---- PROVIDED DATA
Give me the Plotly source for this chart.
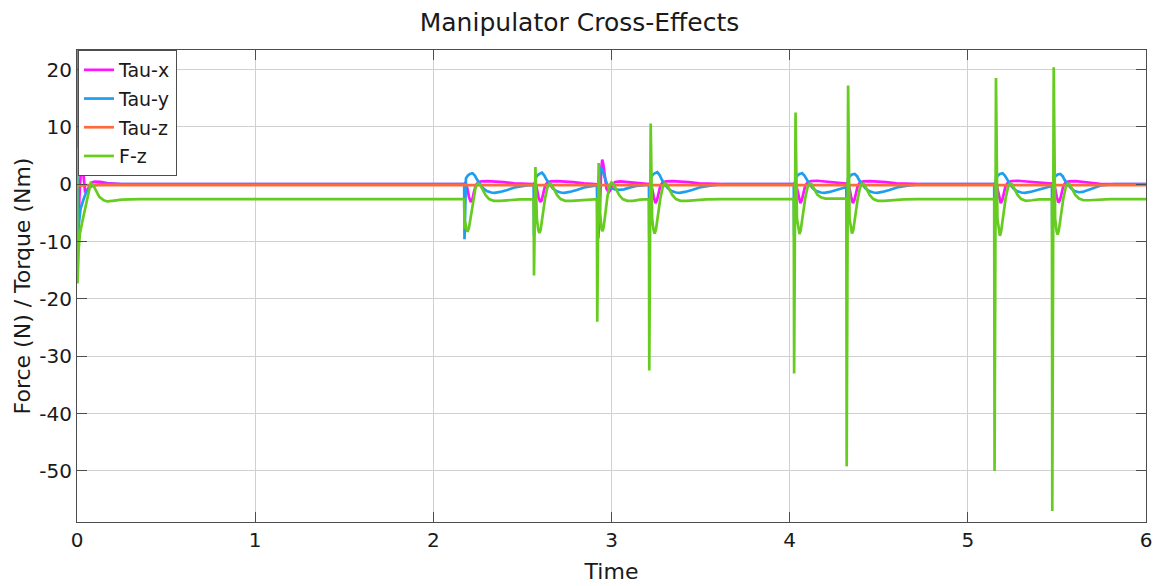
--------
---- PROVIDED DATA
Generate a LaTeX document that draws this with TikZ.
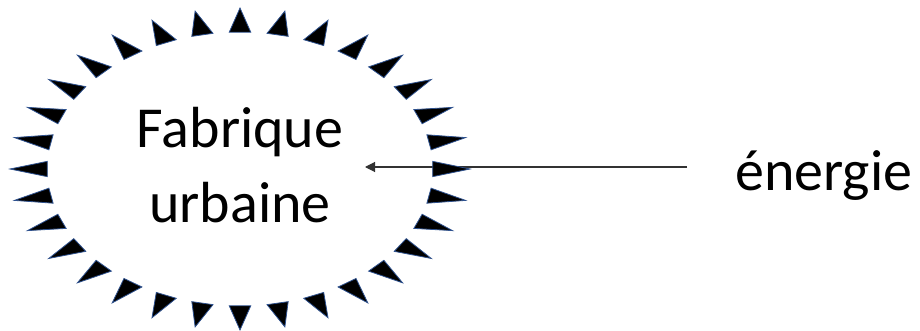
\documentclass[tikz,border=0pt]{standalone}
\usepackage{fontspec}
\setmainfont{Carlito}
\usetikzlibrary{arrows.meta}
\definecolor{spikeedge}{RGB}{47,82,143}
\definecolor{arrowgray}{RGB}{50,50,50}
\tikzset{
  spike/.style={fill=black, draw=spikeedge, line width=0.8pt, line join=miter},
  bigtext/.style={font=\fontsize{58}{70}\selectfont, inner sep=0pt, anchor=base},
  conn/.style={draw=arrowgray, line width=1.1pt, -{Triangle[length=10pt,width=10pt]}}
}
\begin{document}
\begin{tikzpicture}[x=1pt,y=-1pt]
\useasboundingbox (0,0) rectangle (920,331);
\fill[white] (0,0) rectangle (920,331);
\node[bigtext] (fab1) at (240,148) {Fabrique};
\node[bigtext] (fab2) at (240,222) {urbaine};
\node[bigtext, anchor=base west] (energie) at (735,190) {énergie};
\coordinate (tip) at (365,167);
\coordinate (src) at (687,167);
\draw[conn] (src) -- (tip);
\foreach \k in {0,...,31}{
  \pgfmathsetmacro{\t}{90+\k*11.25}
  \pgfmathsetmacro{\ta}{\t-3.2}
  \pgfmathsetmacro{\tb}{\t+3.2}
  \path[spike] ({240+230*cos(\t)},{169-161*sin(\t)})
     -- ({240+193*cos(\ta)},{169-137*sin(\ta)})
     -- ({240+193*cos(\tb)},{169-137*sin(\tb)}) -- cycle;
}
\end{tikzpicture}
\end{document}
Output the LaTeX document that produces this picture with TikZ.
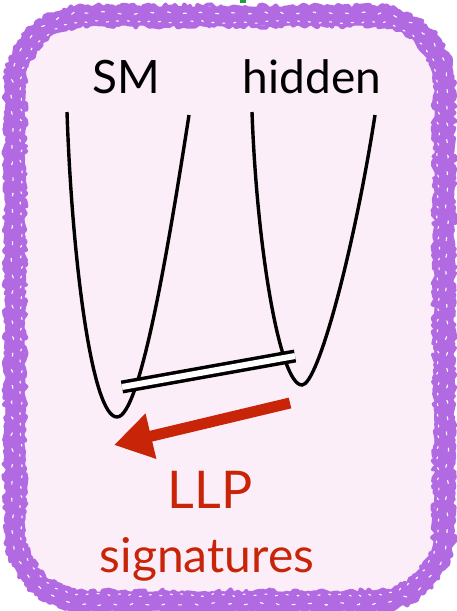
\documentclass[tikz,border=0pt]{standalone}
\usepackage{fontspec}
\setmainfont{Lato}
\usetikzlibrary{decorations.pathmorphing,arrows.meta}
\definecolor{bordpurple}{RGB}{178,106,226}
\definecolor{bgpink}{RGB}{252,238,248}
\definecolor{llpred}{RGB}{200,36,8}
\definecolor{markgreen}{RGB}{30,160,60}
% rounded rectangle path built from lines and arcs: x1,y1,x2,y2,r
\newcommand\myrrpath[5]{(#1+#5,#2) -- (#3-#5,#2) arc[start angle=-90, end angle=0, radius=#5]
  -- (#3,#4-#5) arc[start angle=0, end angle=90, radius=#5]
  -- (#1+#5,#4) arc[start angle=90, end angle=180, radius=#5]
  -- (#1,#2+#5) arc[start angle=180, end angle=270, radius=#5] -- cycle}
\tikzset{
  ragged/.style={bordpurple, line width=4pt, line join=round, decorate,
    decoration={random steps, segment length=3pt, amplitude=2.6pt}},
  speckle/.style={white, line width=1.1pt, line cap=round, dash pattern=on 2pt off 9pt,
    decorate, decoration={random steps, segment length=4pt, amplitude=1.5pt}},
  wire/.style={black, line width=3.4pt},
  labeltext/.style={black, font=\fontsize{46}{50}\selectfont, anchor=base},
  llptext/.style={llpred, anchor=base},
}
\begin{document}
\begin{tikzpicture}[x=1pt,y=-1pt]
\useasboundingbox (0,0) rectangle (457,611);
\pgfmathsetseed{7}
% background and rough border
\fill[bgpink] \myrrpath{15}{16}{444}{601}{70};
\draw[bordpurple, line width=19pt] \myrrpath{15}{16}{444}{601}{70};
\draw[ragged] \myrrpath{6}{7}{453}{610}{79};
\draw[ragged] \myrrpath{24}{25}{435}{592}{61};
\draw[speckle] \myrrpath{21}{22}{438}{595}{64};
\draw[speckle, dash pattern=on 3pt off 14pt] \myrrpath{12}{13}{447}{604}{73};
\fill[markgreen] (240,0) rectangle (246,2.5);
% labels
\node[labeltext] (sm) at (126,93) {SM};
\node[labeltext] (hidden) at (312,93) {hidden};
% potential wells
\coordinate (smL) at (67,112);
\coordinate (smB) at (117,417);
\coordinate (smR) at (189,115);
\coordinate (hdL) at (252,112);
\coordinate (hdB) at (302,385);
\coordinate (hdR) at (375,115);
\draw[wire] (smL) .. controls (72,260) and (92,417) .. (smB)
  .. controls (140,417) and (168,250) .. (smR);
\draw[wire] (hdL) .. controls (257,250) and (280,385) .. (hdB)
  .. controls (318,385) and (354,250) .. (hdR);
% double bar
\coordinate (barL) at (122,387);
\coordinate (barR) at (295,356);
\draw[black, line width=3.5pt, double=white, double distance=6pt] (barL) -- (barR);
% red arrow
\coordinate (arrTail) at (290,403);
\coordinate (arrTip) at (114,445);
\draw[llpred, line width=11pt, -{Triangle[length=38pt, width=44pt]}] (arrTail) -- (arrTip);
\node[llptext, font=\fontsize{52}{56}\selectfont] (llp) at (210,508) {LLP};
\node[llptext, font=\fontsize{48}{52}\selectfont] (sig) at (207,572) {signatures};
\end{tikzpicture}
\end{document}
--------
◆ **INSTRUCTIONS TO FOLLOW**:
Pull out the lines above in which the word "this" appears.

◆ **THE REPLY**:
Give me the Plotly source for this chart.
Generate a LaTeX document that draws this with TikZ.
Output the LaTeX document that produces this picture with TikZ.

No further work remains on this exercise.